WORK TO BE COMPLETED: Give every line of the data again, unchanged, but with no pictures.

────────

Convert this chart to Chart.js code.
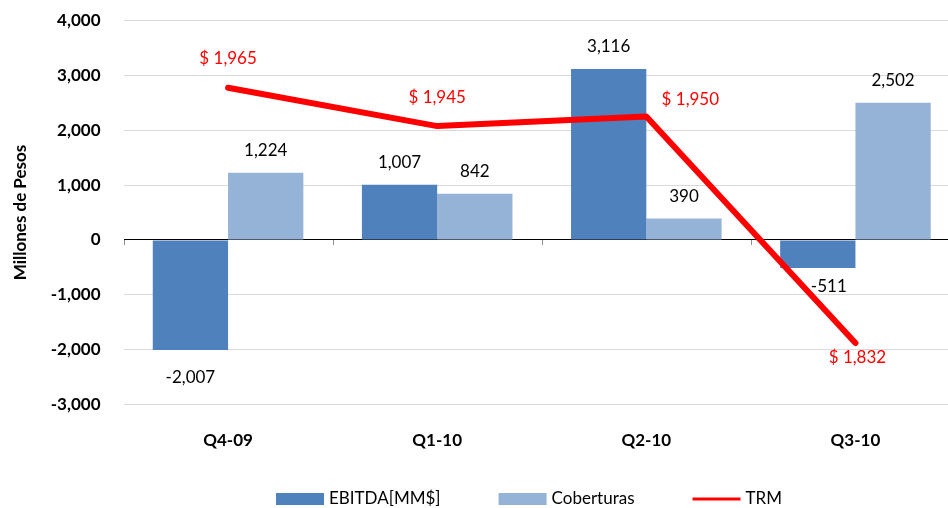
<!DOCTYPE html>
<html>
<head>
<meta charset="utf-8">
<script src="https://cdn.jsdelivr.net/npm/chart.js@4.4.1/dist/chart.umd.min.js"></script>
<style>
  html, body { margin: 0; padding: 0; background: #fff; }
  #wrap { width: 948px; height: 508px; overflow: hidden; }
</style>
</head>
<body>
<div id="wrap"><canvas id="chart" width="960" height="508"></canvas></div>
<script>
// Data
const quarters = ['Q4-09', 'Q1-10', 'Q2-10', 'Q3-10'];
const ebitda = [-2007, 1007, 3116, -511];
const coberturas = [1224, 842, 390, 2502];
const trm = [1965, 1945, 1950, 1832];

const BLUE = '#4F81BD';
const LIGHT_BLUE = '#95B3D7';
const RED = '#FF0000';
const FONT = 'Lato, "Open Sans", sans-serif';

const fmt = v => v.toLocaleString('en-US');

// label nudges (dx, dy) - Excel moved a few of them around
const trmLabelOffsets = [[0, -29], [0, -29], [44, -17], [2, 14]];
const ebitdaLabelOffsets = [[0, 27], [0, -22], [0, -22], [11, 19]];
const cobLabelOffsets = [[0, -22], [0, -22], [0, -22], [0, -22]];

const labelsPlugin = {
    id: 'valueLabels',
    afterDatasetsDraw(chart) {
        const ctx = chart.ctx;
        ctx.save();
        ctx.font = '17px ' + FONT;
        ctx.textAlign = 'center';
        ctx.textBaseline = 'middle';

        // bar values
        [[1, ebitdaLabelOffsets], [2, cobLabelOffsets]].forEach(([di, offs]) => {
            const meta = chart.getDatasetMeta(di);
            const values = chart.data.datasets[di].data;
            meta.data.forEach((bar, i) => {
                const off = offs[i];
                ctx.fillStyle = '#000';
                ctx.fillText(fmt(values[i]), bar.x + off[0], bar.y + off[1]);
            });
        });

        // TRM values
        const lineMeta = chart.getDatasetMeta(0);
        lineMeta.data.forEach((pt, i) => {
            const off = trmLabelOffsets[i];
            ctx.fillStyle = RED;
            ctx.fillText('$ ' + fmt(trm[i]), pt.x + off[0], pt.y + off[1]);
        });
        ctx.restore();
    },
    afterDraw(chart) {
        const ctx = chart.ctx;
        const x = chart.scales.x;
        const y = chart.scales.y;
        const zero = y.getPixelForValue(0);

        // little tick marks under the zero line, at category boundaries
        ctx.save();
        ctx.strokeStyle = '#8c8c8c';
        ctx.lineWidth = 1;
        const step = (x.right - x.left) / quarters.length;
        for (let i = 0; i <= quarters.length; i++) {
            const px = Math.round(x.left + i * step) + 0.5;
            ctx.beginPath();
            ctx.moveTo(px, zero);
            ctx.lineTo(px, zero + 5);
            ctx.stroke();
        }

        // legend
        const items = [
            { label: chart.data.datasets[1].label, color: BLUE, kind: 'box' },
            { label: chart.data.datasets[2].label, color: LIGHT_BLUE, kind: 'box' },
            { label: chart.data.datasets[0].label, color: RED, kind: 'line' }
        ];
        ctx.font = '17px ' + FONT;
        ctx.textBaseline = 'middle';
        ctx.textAlign = 'left';
        const boxW = 48, gapText = 5, gapItem = 58;
        const widths = items.map(it => boxW + gapText + ctx.measureText(it.label).width);
        const total = widths.reduce((a, b) => a + b, 0) + gapItem * (items.length - 1);
        let lx = 529 - total / 2;
        const ly = 499;
        items.forEach((it, i) => {
            if (it.kind === 'box') {
                ctx.fillStyle = it.color;
                ctx.fillRect(lx, ly - 6, boxW, 12);
            } else {
                ctx.strokeStyle = it.color;
                ctx.lineWidth = 3;
                ctx.beginPath();
                ctx.moveTo(lx, ly);
                ctx.lineTo(lx + boxW, ly);
                ctx.stroke();
            }
            ctx.fillStyle = '#000';
            ctx.fillText(it.label, lx + boxW + gapText, ly);
            lx += widths[i] + gapItem;
        });
        ctx.restore();
    }
};

new Chart(document.getElementById('chart'), {
    data: {
        labels: quarters,
        datasets: [
            {
                type: 'line',
                label: 'TRM',
                data: trm,
                yAxisID: 'y2',
                borderColor: RED,
                backgroundColor: RED,
                borderWidth: 6,
                borderCapStyle: 'round',
                borderJoinStyle: 'round',
                pointRadius: 0,
                tension: 0,
                order: 0
            },
            {
                type: 'bar',
                label: 'EBITDA[MM$]',
                data: ebitda,
                backgroundColor: BLUE,
                categoryPercentage: 0.72,
                barPercentage: 1,
                order: 1
            },
            {
                type: 'bar',
                label: 'Coberturas',
                data: coberturas,
                backgroundColor: LIGHT_BLUE,
                categoryPercentage: 0.72,
                barPercentage: 1,
                order: 2
            }
        ]
    },
    options: {
        responsive: false,
        animation: false,
        layout: { padding: { top: 20.5, right: 0, bottom: 0, left: 0 } },
        plugins: {
            legend: { display: false },
            tooltip: { enabled: false }
        },
        scales: {
            x: {
                grid: { display: false, drawTicks: false },
                border: { display: false },
                ticks: {
                    color: '#000',
                    padding: 26,
                    font: { family: FONT, size: 17, weight: 'bold' }
                },
                afterFit(scale) { scale.height = 103.5; }
            },
            y: {
                min: -3000,
                max: 4000,
                border: { display: false },
                grid: {
                    drawTicks: false,
                    color: ctx => ctx.tick && ctx.tick.value === 0 ? '#000' : '#d9d9d9',
                    lineWidth: 1
                },
                ticks: {
                    stepSize: 1000,
                    color: '#000',
                    padding: 23,
                    font: { family: FONT, size: 17, weight: 'bold' },
                    callback: v => fmt(v)
                },
                title: {
                    display: true,
                    text: 'Millones de Pesos',
                    color: '#000',
                    font: { family: FONT, size: 17, weight: 'bold' },
                    padding: { top: 10, bottom: 0 }
                },
                afterFit(scale) {
                    scale.width = 123.5;
                    scale.paddingTop = 0;
                    scale.paddingBottom = 0;
                }
            },
            y2: {
                display: false,
                position: 'right',
                min: 1800,
                max: 2000
            }
        }
    },
    plugins: [labelsPlugin]
});
</script>
</body>
</html>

────────

TASK OUTPUT:
Convert this chart to Chart.js code.
<!DOCTYPE html>
<html>
<head>
<meta charset="utf-8">
<script src="https://cdn.jsdelivr.net/npm/chart.js@4.4.1/dist/chart.umd.min.js"></script>
<style>
  html, body { margin: 0; padding: 0; background: #fff; }
  #wrap { width: 948px; height: 508px; overflow: hidden; }
</style>
</head>
<body>
<div id="wrap"><canvas id="chart" width="960" height="508"></canvas></div>
<script>
// Data
const quarters = ['Q4-09', 'Q1-10', 'Q2-10', 'Q3-10'];
const ebitda = [-2007, 1007, 3116, -511];
const coberturas = [1224, 842, 390, 2502];
const trm = [1965, 1945, 1950, 1832];

const BLUE = '#4F81BD';
const LIGHT_BLUE = '#95B3D7';
const RED = '#FF0000';
const FONT = 'Lato, "Open Sans", sans-serif';

const fmt = v => v.toLocaleString('en-US');

// label nudges (dx, dy) - Excel moved a few of them around
const trmLabelOffsets = [[0, -29], [0, -29], [44, -17], [2, 14]];
const ebitdaLabelOffsets = [[0, 27], [0, -22], [0, -22], [11, 19]];
const cobLabelOffsets = [[0, -22], [0, -22], [0, -22], [0, -22]];

const labelsPlugin = {
    id: 'valueLabels',
    afterDatasetsDraw(chart) {
        const ctx = chart.ctx;
        ctx.save();
        ctx.font = '17px ' + FONT;
        ctx.textAlign = 'center';
        ctx.textBaseline = 'middle';

        // bar values
        [[1, ebitdaLabelOffsets], [2, cobLabelOffsets]].forEach(([di, offs]) => {
            const meta = chart.getDatasetMeta(di);
            const values = chart.data.datasets[di].data;
            meta.data.forEach((bar, i) => {
                const off = offs[i];
                ctx.fillStyle = '#000';
                ctx.fillText(fmt(values[i]), bar.x + off[0], bar.y + off[1]);
            });
        });

        // TRM values
        const lineMeta = chart.getDatasetMeta(0);
        lineMeta.data.forEach((pt, i) => {
            const off = trmLabelOffsets[i];
            ctx.fillStyle = RED;
            ctx.fillText('$ ' + fmt(trm[i]), pt.x + off[0], pt.y + off[1]);
        });
        ctx.restore();
    },
    afterDraw(chart) {
        const ctx = chart.ctx;
        const x = chart.scales.x;
        const y = chart.scales.y;
        const zero = y.getPixelForValue(0);

        // little tick marks under the zero line, at category boundaries
        ctx.save();
        ctx.strokeStyle = '#8c8c8c';
        ctx.lineWidth = 1;
        const step = (x.right - x.left) / quarters.length;
        for (let i = 0; i <= quarters.length; i++) {
            const px = Math.round(x.left + i * step) + 0.5;
            ctx.beginPath();
            ctx.moveTo(px, zero);
            ctx.lineTo(px, zero + 5);
            ctx.stroke();
        }

        // legend
        const items = [
            { label: chart.data.datasets[1].label, color: BLUE, kind: 'box' },
            { label: chart.data.datasets[2].label, color: LIGHT_BLUE, kind: 'box' },
            { label: chart.data.datasets[0].label, color: RED, kind: 'line' }
        ];
        ctx.font = '17px ' + FONT;
        ctx.textBaseline = 'middle';
        ctx.textAlign = 'left';
        const boxW = 48, gapText = 5, gapItem = 58;
        const widths = items.map(it => boxW + gapText + ctx.measureText(it.label).width);
        const total = widths.reduce((a, b) => a + b, 0) + gapItem * (items.length - 1);
        let lx = 529 - total / 2;
        const ly = 499;
        items.forEach((it, i) => {
            if (it.kind === 'box') {
                ctx.fillStyle = it.color;
                ctx.fillRect(lx, ly - 6, boxW, 12);
            } else {
                ctx.strokeStyle = it.color;
                ctx.lineWidth = 3;
                ctx.beginPath();
                ctx.moveTo(lx, ly);
                ctx.lineTo(lx + boxW, ly);
                ctx.stroke();
            }
            ctx.fillStyle = '#000';
            ctx.fillText(it.label, lx + boxW + gapText, ly);
            lx += widths[i] + gapItem;
        });
        ctx.restore();
    }
};

new Chart(document.getElementById('chart'), {
    data: {
        labels: quarters,
        datasets: [
            {
                type: 'line',
                label: 'TRM',
                data: trm,
                yAxisID: 'y2',
                borderColor: RED,
                backgroundColor: RED,
                borderWidth: 6,
                borderCapStyle: 'round',
                borderJoinStyle: 'round',
                pointRadius: 0,
                tension: 0,
                order: 0
            },
            {
                type: 'bar',
                label: 'EBITDA[MM$]',
                data: ebitda,
                backgroundColor: BLUE,
                categoryPercentage: 0.72,
                barPercentage: 1,
                order: 1
            },
            {
                type: 'bar',
                label: 'Coberturas',
                data: coberturas,
                backgroundColor: LIGHT_BLUE,
                categoryPercentage: 0.72,
                barPercentage: 1,
                order: 2
            }
        ]
    },
    options: {
        responsive: false,
        animation: false,
        layout: { padding: { top: 20.5, right: 0, bottom: 0, left: 0 } },
        plugins: {
            legend: { display: false },
            tooltip: { enabled: false }
        },
        scales: {
            x: {
                grid: { display: false, drawTicks: false },
                border: { display: false },
                ticks: {
                    color: '#000',
                    padding: 26,
                    font: { family: FONT, size: 17, weight: 'bold' }
                },
                afterFit(scale) { scale.height = 103.5; }
            },
            y: {
                min: -3000,
                max: 4000,
                border: { display: false },
                grid: {
                    drawTicks: false,
                    color: ctx => ctx.tick && ctx.tick.value === 0 ? '#000' : '#d9d9d9',
                    lineWidth: 1
                },
                ticks: {
                    stepSize: 1000,
                    color: '#000',
                    padding: 23,
                    font: { family: FONT, size: 17, weight: 'bold' },
                    callback: v => fmt(v)
                },
                title: {
                    display: true,
                    text: 'Millones de Pesos',
                    color: '#000',
                    font: { family: FONT, size: 17, weight: 'bold' },
                    padding: { top: 10, bottom: 0 }
                },
                afterFit(scale) {
                    scale.width = 123.5;
                    scale.paddingTop = 0;
                    scale.paddingBottom = 0;
                }
            },
            y2: {
                display: false,
                position: 'right',
                min: 1800,
                max: 2000
            }
        }
    },
    plugins: [labelsPlugin]
});
</script>
</body>
</html>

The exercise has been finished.